Tuesday, 16 April 2002

Still Angela by Jenny Kemp, Playbox, April 16, 2002


Still Angela  by Jenny Kemp  
 Playbox at Merlyn Theatre, April 16 to 27, 2002
Reviewer: Kate Herbert

It may not be possible to explain a Jenny Kemp theatre experience in print but here goes. 

Still Angela is written and directed with provocative flair by Kemp and has the trademarks of her previous work, Black Sequin Dress.  It is steeped in femaleness. Three women ( Margaret Mills,Natasha Herbert,Lucy Taylor  play the one character, Angela, at different ages in her life journey - or is it merely in different states of being or awareness?

It resonates with dreams and memories, echoes with snatches of music (Elizabeth Drake  and tickles us with Kemp's collision of the banal and the sublime.

Still Angela relies heavily and effectively on the physical. Five actors move through space like dancers while dancers (Ros Warby , Felicity MacDonald represent Angela's remembered mother and six year old Angela.

Complex and geometrical lighting (David Murray  sculpts the space and creates corridors, rooms, cages and even a chess board. It illuminates a mesmerising landscape of desert and dried trees.

Still Angela is not a linear narrative. If you want a step by step story this is not for you. All three women, often simultaneously, speak as Angela.

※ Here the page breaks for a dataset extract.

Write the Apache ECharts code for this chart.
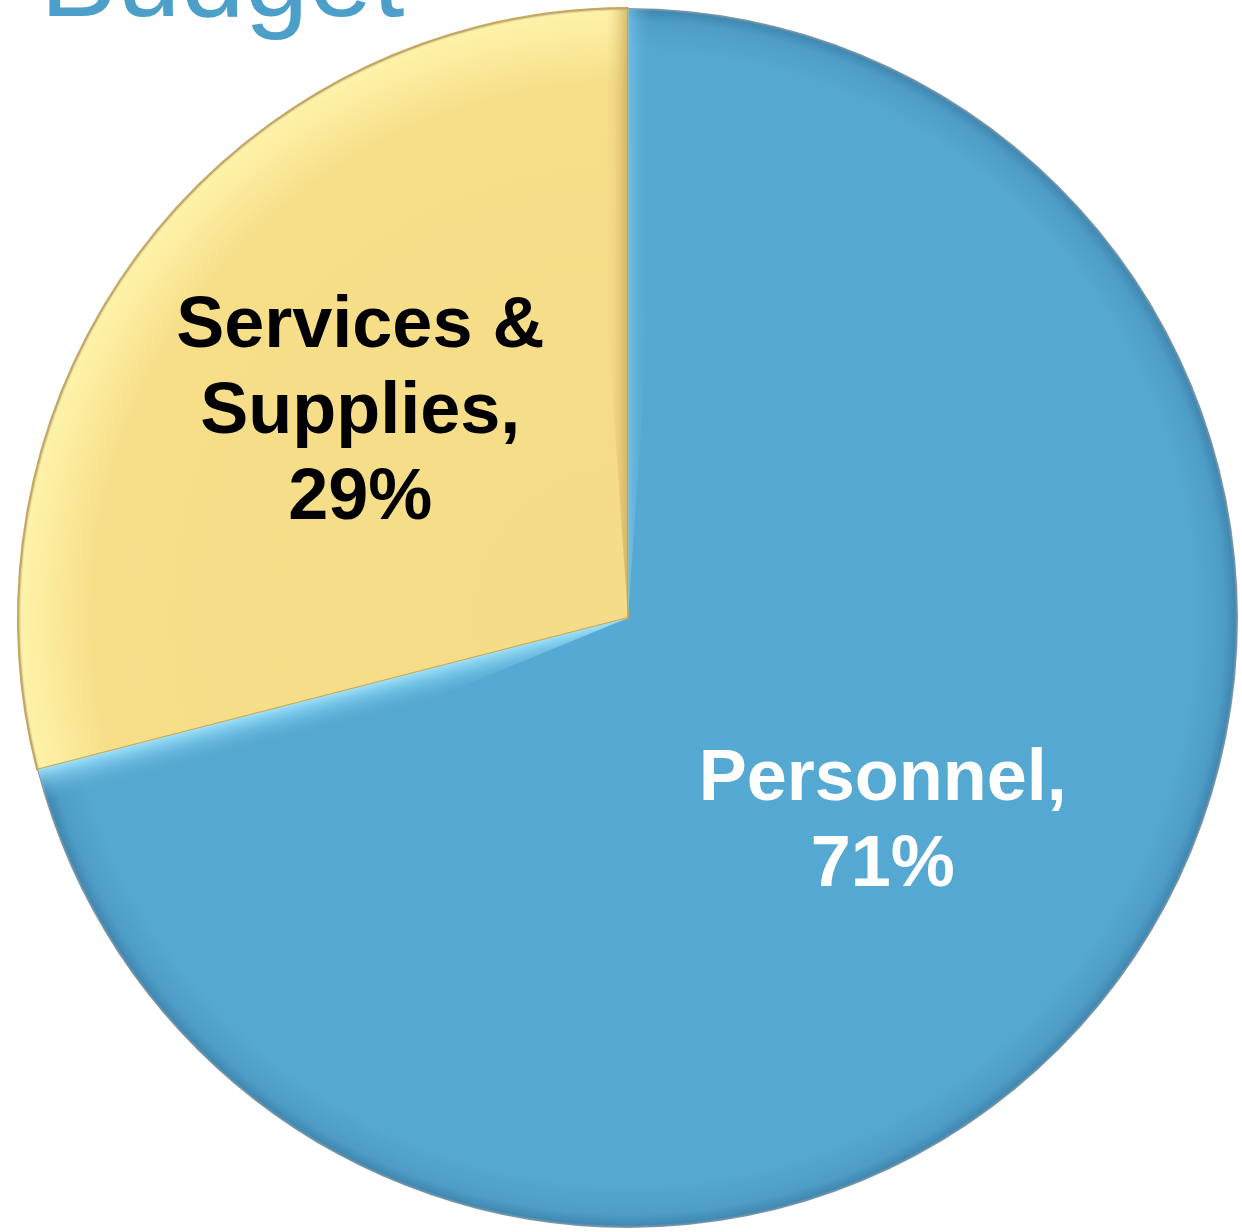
<!DOCTYPE html>
<html>
<head>
<meta charset="utf-8">
<script src="https://cdn.jsdelivr.net/npm/echarts@6/dist/echarts.min.js"></script>
<style>
  html, body { margin: 0; padding: 0; background: #ffffff; }
  #chart { width: 1242px; height: 1232px; }
</style>
</head>
<body>
<div id="chart"></div>
<script>
// Budget split by category (percent of total)
const categories = ['Personnel', 'Services & Supplies'];
const shares = [71, 29];
const labelColors = ['#ffffff', '#000000'];
const labelPads = [[0, 20, 0, 0], [0, 6, 0, 0]];

const CX = 628, CY = 618, R = 610;

// Angle (degrees, ECharts convention) of the boundary between the two slices
const total = shares.reduce((a, b) => a + b, 0);
const splitAngle = 90 - shares[0] / total * 360;
const rad = splitAngle * Math.PI / 180;
// unit normal to the split line, pointing into the first slice (screen coords)
const nx = -Math.sin(rad), ny = -Math.cos(rad);

// Slice fills: flat body with a shaded rim, drawn as a radial gradient about the pie centre
const fills = [
  {
    type: 'radial', x: CX, y: CY, r: R, global: true,
    colorStops: [
      { offset: 0, color: '#56A9D2' },
      { offset: 0.93, color: '#55A8D1' },
      { offset: 0.978, color: '#4E9DC7' },
      { offset: 0.995, color: '#4189B2' },
      { offset: 1, color: '#8A9AA6' }
    ]
  },
  {
    type: 'radial', x: CX, y: CY, r: R, global: true,
    colorStops: [
      { offset: 0, color: '#F5DC88' },
      { offset: 0.88, color: '#F7DF8A' },
      { offset: 0.96, color: '#FCEDA0' },
      { offset: 0.995, color: '#FDF2A8' },
      { offset: 1, color: '#B8AE8C' }
    ]
  }
];
const borders = [
  { borderWidth: 0 },
  { borderColor: '#C6A65A', borderWidth: 2 }
];

const pieData = categories.map((name, i) => ({
  name,
  value: shares[i],
  itemStyle: Object.assign({ color: fills[i] }, borders[i])
}));

const labelData = categories.map((name, i) => ({
  name,
  value: shares[i],
  label: { color: labelColors[i], padding: labelPads[i] }
}));

// Bevel highlights drawn as thin wedges over the slice edges
const bevelBase = {
  type: 'pie',
  center: [CX, CY],
  radius: [0, R - 1],
  clockwise: true,
  silent: true,
  label: { show: false },
  labelLine: { show: false }
};

const chart = echarts.init(document.getElementById('chart'), null, { renderer: 'canvas' });
chart.setOption({
  animation: false,
  backgroundColor: '#ffffff',
  title: {
    text: 'Budget',
    left: 40,
    top: -73,
    padding: 0,
    textStyle: {
      fontFamily: 'Liberation Sans, Arial, sans-serif',
      fontSize: 115,
      fontWeight: 'normal',
      color: '#4B9FC8'
    }
  },
  series: [
    {
      type: 'pie',
      center: [CX, CY],
      radius: [0, R],
      startAngle: 90,
      clockwise: true,
      silent: true,
      label: { show: false },
      labelLine: { show: false },
      data: pieData
    },
    // light bevel on the blue side of the split line
    Object.assign({}, bevelBase, {
      startAngle: splitAngle + 8,
      endAngle: splitAngle,
      data: [{
        value: 1,
        itemStyle: {
          color: {
            type: 'linear', global: true,
            x: CX, y: CY, x2: CX + nx * 34, y2: CY + ny * 34,
            colorStops: [
              { offset: 0, color: 'rgba(160,228,252,0.95)' },
              { offset: 0.35, color: 'rgba(130,205,238,0.6)' },
              { offset: 1, color: 'rgba(85,168,209,0)' }
            ]
          }
        }
      }]
    }),
    // light bevel on the blue side of the top edge
    Object.assign({}, bevelBase, {
      startAngle: 90,
      endAngle: 86,
      data: [{
        value: 1,
        itemStyle: {
          color: {
            type: 'linear', global: true,
            x: CX, y: CY, x2: CX + 24, y2: CY,
            colorStops: [
              { offset: 0, color: 'rgba(120,200,236,0.7)' },
              { offset: 1, color: 'rgba(85,168,209,0)' }
            ]
          }
        }
      }]
    }),
    // darker bevel on the yellow side of the top edge
    Object.assign({}, bevelBase, {
      startAngle: 94,
      endAngle: 90,
      data: [{
        value: 1,
        itemStyle: {
          color: {
            type: 'linear', global: true,
            x: CX, y: CY, x2: CX - 22, y2: CY,
            colorStops: [
              { offset: 0, color: 'rgba(196,164,86,0.75)' },
              { offset: 1, color: 'rgba(240,214,130,0)' }
            ]
          }
        }
      }]
    }),
    {
      // label layer: same slices, transparent, so labels sit a bit further out
      type: 'pie',
      center: [CX, CY],
      radius: [54, R],
      startAngle: 90,
      clockwise: true,
      silent: true,
      itemStyle: { color: 'rgba(0,0,0,0)' },
      label: {
        show: true,
        position: 'inside',
        fontFamily: 'Liberation Sans, Arial, sans-serif',
        fontWeight: 'bold',
        fontSize: 72,
        lineHeight: 86,
        align: 'center',
        formatter: p => p.name.replace(' & ', ' &\n') + ',\n' + p.value + '%'
      },
      labelLine: { show: false },
      data: labelData
    }
  ]
});
</script>
</body>
</html>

One version (Taylor) is young, overworked and confused by her relationship with Jack. (Simon Wilton  Then another Angela (Herbert) speaks who is more critical or even more despairing.

Finally she is an older Angela (Mills) speaking in the third person, acting as commentator on Angela's world. She appears travelling in a train over the Simpson Desert, standing in an imagined or remembered desert landscape or talking to her old lover (Mark Minchinton .

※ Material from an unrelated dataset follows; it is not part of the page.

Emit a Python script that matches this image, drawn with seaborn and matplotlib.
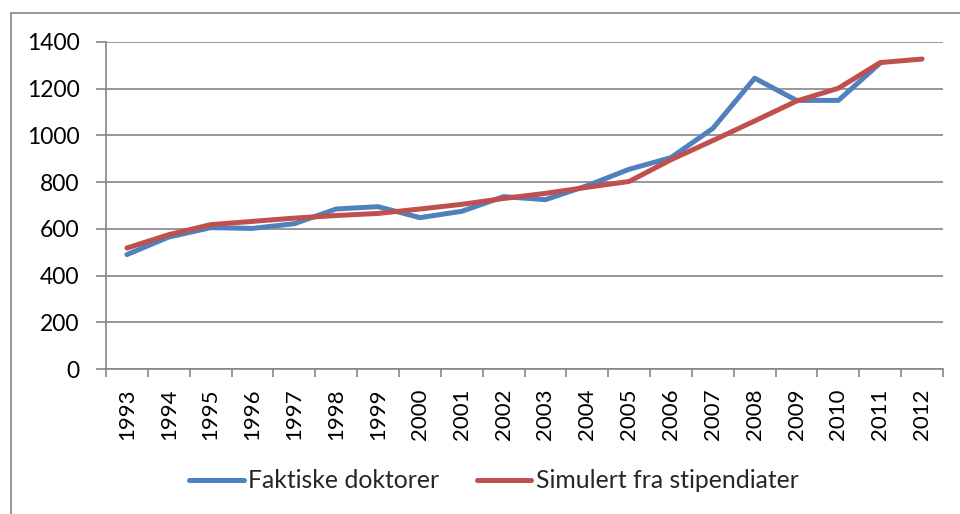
import numpy as np
import pandas as pd
import matplotlib
matplotlib.use("Agg")
import matplotlib.pyplot as plt
from matplotlib.lines import Line2D
import seaborn as sns

years = list(range(1993, 2013))
faktiske = [490, 565, 605, 602, 622, 685, 695, 648, 675, 738, 725, 785, 855, 905, 1030, 1245, 1150, 1150, 1310, np.nan]
simulert = [518, 575, 618, 632, 646, 657, 666, 685, 705, 730, 752, 778, 803, 896, 978, 1062, 1147, 1202, 1312, 1327]
series_names = ["Faktiske doktorer", "Simulert fra stipendiater"]
colors = ["#4F81BD", "#C0504D"]
yticks = [0, 200, 400, 600, 800, 1000, 1200, 1400]

df = pd.DataFrame({
    "year": years * 2,
    "value": faktiske + simulert,
    "series": [series_names[0]] * len(years) + [series_names[1]] * len(years),
})

sns.set_theme(style="white")
plt.rcParams["font.family"] = ["Lato", "DejaVu Sans"]

fig = plt.figure(figsize=(9.6, 5.14), dpi=100)
ax = fig.add_axes([106 / 960, 1 - 369 / 514, (943 - 106) / 960, (369 - 42) / 514])

sns.lineplot(data=df, x="year", y="value", hue="series", palette=colors,
             linewidth=3.6, ax=ax, legend=False, solid_capstyle="round")

ax.set_xlim(years[0] - 0.5, years[-1] + 0.5)
ax.set_ylim(0, 1400)
ax.set_yticks(yticks)
ax.set_yticklabels([str(t) for t in yticks], fontsize=16.5, color="black")
ax.set_xticks([y - 0.5 for y in years] + [years[-1] + 0.5])
ax.set_xticklabels([])
ax.set_xticks(years, minor=True)
ax.set_xticklabels([str(y) for y in years], minor=True, rotation=90, fontsize=16, color="black")
ax.tick_params(axis="x", which="major", length=6, width=1.2, color="#868686", direction="out", bottom=True)
ax.tick_params(axis="x", which="minor", length=0, pad=14, bottom=True)
ax.tick_params(axis="y", which="major", length=7, width=1.2, color="#868686", direction="out", left=True, pad=12)
ax.set_xlabel("")
ax.set_ylabel("")

ax.yaxis.grid(True, color="#868686", linewidth=1.2)
ax.xaxis.grid(False)
ax.set_axisbelow(True)
for side in ["top", "right"]:
    ax.spines[side].set_visible(False)
for side in ["left", "bottom"]:
    ax.spines[side].set_color("#868686")
    ax.spines[side].set_linewidth(1.2)

handles = [Line2D([0], [0], color=c, linewidth=3.6, solid_capstyle="round") for c in colors]
fig.legend(handles, series_names, loc="center", bbox_to_anchor=(494 / 960, 1 - 481 / 514),
           ncol=2, frameon=False, fontsize=17.8, handlelength=2.2, handletextpad=0.2,
           columnspacing=1.5, borderpad=0, borderaxespad=0)

# outer chart frame
fig.add_artist(Line2D([10.5 / 960, 10.5 / 960], [0, 1 - 13 / 514], transform=fig.transFigure,
                      color="#868686", linewidth=1.2))
fig.add_artist(Line2D([10.5 / 960, 1], [1 - 13 / 514, 1 - 13 / 514], transform=fig.transFigure,
                      color="#868686", linewidth=1.2))

fig.savefig("out.png", dpi=100)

"There are two landscapes," Angela says. "One right on top of the other." We live, like Angela, between two worlds: that of our imagination and that of our concrete, business-like and harried world.

Quirky choreography by Helen Herbertson  creates another layer to the work. The set design by Jacqueline Everitt  is evocative and magical with Murray's lighting. A film of suburbs and desert by Ben Speth  completes the complex visual landscape to reflect the inner self.

The piece is witty and compelling. The balance of humour, lyricism and metaphor is exciting.